A traffic exchange website receives website submissions from webmasters that join traffic exchange networks. The person who submitted the website then has to browse other member sites on the exchange program to earn credits, which enable their sites to be viewed by other members through the surf system. This increases the number of visitors to all the sites involved.
Exchanges enforce a certain credit ratio, which illustrates the number of websites the surfer must view in order to receive one hit through the program for their promoted website. Many sites offer the ability to upgrade one's membership level for a more equal credit ratio.
As the viewers are all website owners or affiliates, it is possible that some might find certain member sites interesting and thus make note of them on their own sites, sending more traffic their way. Most traffic programs also impose a time limit when members are browsing, ranging from 10 seconds to 60 seconds. Some incorporate the use of captcha to ensure user interaction.
Almost all traffic exchange programs are free, although many of them offer special features to paid members and offer credits for purchase. Almost all traffic exchange programs encourage users to build their own referral networks, which in turn increases the referrers' number of credits.
The traffic generated in a traffic exchange can be leveraged by using a downline builder to assist the user in building a referral network in the many different traffic exchanges.

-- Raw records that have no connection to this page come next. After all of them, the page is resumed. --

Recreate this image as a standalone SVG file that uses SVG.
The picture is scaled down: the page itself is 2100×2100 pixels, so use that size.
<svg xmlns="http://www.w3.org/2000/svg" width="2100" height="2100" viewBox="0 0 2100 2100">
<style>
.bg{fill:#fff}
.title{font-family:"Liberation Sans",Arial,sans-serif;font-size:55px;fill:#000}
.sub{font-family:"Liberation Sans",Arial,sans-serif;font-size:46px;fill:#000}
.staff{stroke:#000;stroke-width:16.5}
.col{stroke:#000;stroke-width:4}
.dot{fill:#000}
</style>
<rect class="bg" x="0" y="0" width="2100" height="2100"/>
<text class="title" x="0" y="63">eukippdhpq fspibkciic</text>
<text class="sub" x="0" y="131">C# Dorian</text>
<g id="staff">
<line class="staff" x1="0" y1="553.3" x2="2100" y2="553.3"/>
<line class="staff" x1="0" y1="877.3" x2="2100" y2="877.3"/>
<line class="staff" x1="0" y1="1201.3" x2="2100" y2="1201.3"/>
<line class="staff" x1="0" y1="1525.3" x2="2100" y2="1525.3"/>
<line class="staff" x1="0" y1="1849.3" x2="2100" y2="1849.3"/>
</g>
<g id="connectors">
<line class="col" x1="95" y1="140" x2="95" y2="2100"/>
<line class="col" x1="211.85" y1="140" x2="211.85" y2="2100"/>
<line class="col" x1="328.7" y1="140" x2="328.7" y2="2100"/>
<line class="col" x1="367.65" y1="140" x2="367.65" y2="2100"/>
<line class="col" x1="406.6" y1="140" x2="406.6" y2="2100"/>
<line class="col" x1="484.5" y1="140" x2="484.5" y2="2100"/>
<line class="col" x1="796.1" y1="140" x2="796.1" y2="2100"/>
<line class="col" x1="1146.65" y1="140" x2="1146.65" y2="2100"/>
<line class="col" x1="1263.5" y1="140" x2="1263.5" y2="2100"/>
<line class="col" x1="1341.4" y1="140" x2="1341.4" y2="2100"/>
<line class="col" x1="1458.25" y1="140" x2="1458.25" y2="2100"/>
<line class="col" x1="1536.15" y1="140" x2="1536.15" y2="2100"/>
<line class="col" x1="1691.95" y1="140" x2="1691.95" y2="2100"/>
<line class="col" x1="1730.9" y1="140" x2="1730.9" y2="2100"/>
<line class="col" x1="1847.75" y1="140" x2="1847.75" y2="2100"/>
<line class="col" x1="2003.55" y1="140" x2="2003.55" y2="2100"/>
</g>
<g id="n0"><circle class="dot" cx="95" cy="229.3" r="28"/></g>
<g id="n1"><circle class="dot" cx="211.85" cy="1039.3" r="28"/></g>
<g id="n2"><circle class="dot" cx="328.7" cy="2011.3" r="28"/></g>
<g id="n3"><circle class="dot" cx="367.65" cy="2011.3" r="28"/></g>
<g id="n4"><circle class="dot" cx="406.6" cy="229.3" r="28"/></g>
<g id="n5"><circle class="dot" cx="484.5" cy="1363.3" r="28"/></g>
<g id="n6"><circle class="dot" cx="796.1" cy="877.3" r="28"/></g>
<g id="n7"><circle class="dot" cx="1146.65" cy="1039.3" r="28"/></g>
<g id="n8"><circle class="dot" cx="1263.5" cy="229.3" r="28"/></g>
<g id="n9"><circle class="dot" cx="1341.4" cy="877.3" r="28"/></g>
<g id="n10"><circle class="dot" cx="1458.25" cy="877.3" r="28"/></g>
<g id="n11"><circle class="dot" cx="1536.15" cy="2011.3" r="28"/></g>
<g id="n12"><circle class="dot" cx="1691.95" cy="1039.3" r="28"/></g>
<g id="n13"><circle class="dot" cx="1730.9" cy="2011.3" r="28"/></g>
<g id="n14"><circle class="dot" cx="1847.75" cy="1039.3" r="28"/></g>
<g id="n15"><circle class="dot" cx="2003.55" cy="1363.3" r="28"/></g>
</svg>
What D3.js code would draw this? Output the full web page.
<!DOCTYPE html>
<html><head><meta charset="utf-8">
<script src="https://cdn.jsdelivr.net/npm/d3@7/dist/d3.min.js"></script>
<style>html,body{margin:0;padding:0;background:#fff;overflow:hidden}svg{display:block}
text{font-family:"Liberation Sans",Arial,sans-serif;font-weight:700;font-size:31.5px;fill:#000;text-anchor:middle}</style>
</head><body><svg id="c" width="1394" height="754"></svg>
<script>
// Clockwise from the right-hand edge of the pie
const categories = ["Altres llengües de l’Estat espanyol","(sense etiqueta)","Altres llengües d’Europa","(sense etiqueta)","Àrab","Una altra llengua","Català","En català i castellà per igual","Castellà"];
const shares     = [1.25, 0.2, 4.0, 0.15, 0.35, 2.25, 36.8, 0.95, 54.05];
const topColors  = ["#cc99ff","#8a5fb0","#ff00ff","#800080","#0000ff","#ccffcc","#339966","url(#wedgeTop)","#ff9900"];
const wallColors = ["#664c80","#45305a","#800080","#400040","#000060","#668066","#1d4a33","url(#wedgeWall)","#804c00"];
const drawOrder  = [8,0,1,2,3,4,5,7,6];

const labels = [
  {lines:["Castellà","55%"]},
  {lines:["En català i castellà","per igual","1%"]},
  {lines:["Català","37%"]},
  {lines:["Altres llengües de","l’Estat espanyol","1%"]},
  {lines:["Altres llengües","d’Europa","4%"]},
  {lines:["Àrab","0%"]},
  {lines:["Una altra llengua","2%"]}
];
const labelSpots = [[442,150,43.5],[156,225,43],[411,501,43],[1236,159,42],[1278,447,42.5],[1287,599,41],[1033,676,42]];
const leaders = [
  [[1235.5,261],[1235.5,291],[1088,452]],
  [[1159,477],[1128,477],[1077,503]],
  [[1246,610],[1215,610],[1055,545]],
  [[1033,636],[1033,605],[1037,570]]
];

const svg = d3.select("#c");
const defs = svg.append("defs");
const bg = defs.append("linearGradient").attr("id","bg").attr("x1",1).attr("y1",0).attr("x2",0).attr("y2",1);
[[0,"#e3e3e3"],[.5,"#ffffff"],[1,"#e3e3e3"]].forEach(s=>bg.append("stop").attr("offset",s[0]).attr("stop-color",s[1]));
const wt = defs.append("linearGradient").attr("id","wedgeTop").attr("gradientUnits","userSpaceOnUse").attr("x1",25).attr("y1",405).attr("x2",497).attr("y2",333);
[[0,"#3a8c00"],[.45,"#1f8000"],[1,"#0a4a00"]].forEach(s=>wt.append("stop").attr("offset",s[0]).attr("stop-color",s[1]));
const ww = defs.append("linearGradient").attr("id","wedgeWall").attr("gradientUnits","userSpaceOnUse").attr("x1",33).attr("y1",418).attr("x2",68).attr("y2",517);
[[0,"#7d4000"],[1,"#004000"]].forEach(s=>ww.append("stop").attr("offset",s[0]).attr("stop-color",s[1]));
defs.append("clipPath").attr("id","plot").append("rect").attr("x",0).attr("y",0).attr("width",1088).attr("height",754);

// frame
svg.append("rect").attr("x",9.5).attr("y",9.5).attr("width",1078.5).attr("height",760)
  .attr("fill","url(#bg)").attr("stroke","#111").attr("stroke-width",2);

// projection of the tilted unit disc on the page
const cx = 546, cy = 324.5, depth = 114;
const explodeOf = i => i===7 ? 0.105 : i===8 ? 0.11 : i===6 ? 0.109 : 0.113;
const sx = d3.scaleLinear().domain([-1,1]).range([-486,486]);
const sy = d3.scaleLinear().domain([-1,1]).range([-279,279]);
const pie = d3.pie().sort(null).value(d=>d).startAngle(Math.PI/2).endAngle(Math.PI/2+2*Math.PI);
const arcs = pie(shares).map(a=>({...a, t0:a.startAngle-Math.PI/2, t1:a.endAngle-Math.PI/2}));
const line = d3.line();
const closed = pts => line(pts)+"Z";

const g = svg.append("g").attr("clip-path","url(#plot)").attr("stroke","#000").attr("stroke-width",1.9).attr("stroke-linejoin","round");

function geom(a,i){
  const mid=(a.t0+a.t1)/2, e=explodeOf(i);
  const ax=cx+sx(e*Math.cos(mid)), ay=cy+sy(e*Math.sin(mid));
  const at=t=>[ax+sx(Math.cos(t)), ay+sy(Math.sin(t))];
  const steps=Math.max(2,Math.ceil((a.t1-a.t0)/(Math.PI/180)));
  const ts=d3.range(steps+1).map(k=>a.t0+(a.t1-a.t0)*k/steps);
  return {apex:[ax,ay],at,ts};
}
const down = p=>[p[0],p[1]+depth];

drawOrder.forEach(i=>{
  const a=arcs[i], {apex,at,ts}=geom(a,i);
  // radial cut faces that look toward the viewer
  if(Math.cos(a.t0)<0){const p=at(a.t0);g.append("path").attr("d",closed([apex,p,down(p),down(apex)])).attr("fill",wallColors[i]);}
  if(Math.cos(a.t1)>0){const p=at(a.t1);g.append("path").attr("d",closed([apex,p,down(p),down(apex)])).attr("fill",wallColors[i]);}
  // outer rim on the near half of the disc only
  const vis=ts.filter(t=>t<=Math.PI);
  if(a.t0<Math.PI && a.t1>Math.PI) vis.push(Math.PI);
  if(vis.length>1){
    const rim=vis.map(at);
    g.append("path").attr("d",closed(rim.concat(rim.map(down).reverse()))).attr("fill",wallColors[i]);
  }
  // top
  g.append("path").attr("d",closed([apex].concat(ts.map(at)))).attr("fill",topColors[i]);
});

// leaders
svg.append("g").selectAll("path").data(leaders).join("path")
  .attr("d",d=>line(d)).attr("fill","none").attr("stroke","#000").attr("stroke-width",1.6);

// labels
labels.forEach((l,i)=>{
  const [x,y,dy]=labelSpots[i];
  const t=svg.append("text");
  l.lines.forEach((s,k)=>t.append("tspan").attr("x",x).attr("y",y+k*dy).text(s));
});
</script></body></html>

Traffic Exchanges date back to the beginning of the web and were primarily used by organizations to share sites between employees. Viewers would rate pages in a similar fashion to the now popular social bookmarking phenomenon. When interesting websites were hard to find a traffic exchange for an organization new to the web proved an invaluable tool.
Circa 1994 traffic exchanges moved from corporate intranets to the web. In an effort to build communities the concept of rating pages was replaced with rewarding members for viewing.
It was 1996 before traffic exchanges began to charge for traffic and around this time the concept changed from a tool for locating interesting sites to a commercial one. This change in direction resulted in increased popularity at the expense of the content which is now almost exclusively commerce.
Traffic Exchange vs. Bounce Rate
Most people use Traffic Exchange programs to increase their site visit rate. Traffic Exchange programs offer both the Auto and Manual Surf options with a timing of 3 to 60 seconds. An 'autosurf' program requires no human intervention to rotate the sites in the database, and is used primarily to inflate the total number of site hits. This practice is rather controversial as it may skew the results of website popularity. People's main reason behind joining a Traffic Exchange program is to promote products and services to like-minded marketers. A factor that may negatively influence the ranking is the Bounce Rate. If a website or blog has a high bounce rate then it will be considered that people are not interested in the content. The bounce rate is calculated by the average rate a visitor stayed on the site. So whereas the traffic exchange sites increase the site visit rate, on the other hand they also increase the bounce rate. A higher bounce rate generally harms SEO performance, so using a traffic exchange comes with risks as well.
AdSense on Traffic Exchanges
Google disallows using AdSense on Traffic Exchanges. Users who wish to advertise their websites on a traffic exchange but also have AdSense ads should create separate pages for advertising in traffic exchanges that do not have AdSense ads. Sending traffic sourced from a traffic exchange to a website monetized using AdSense or other ad networks like Adfly is likely to get the user banned from the network.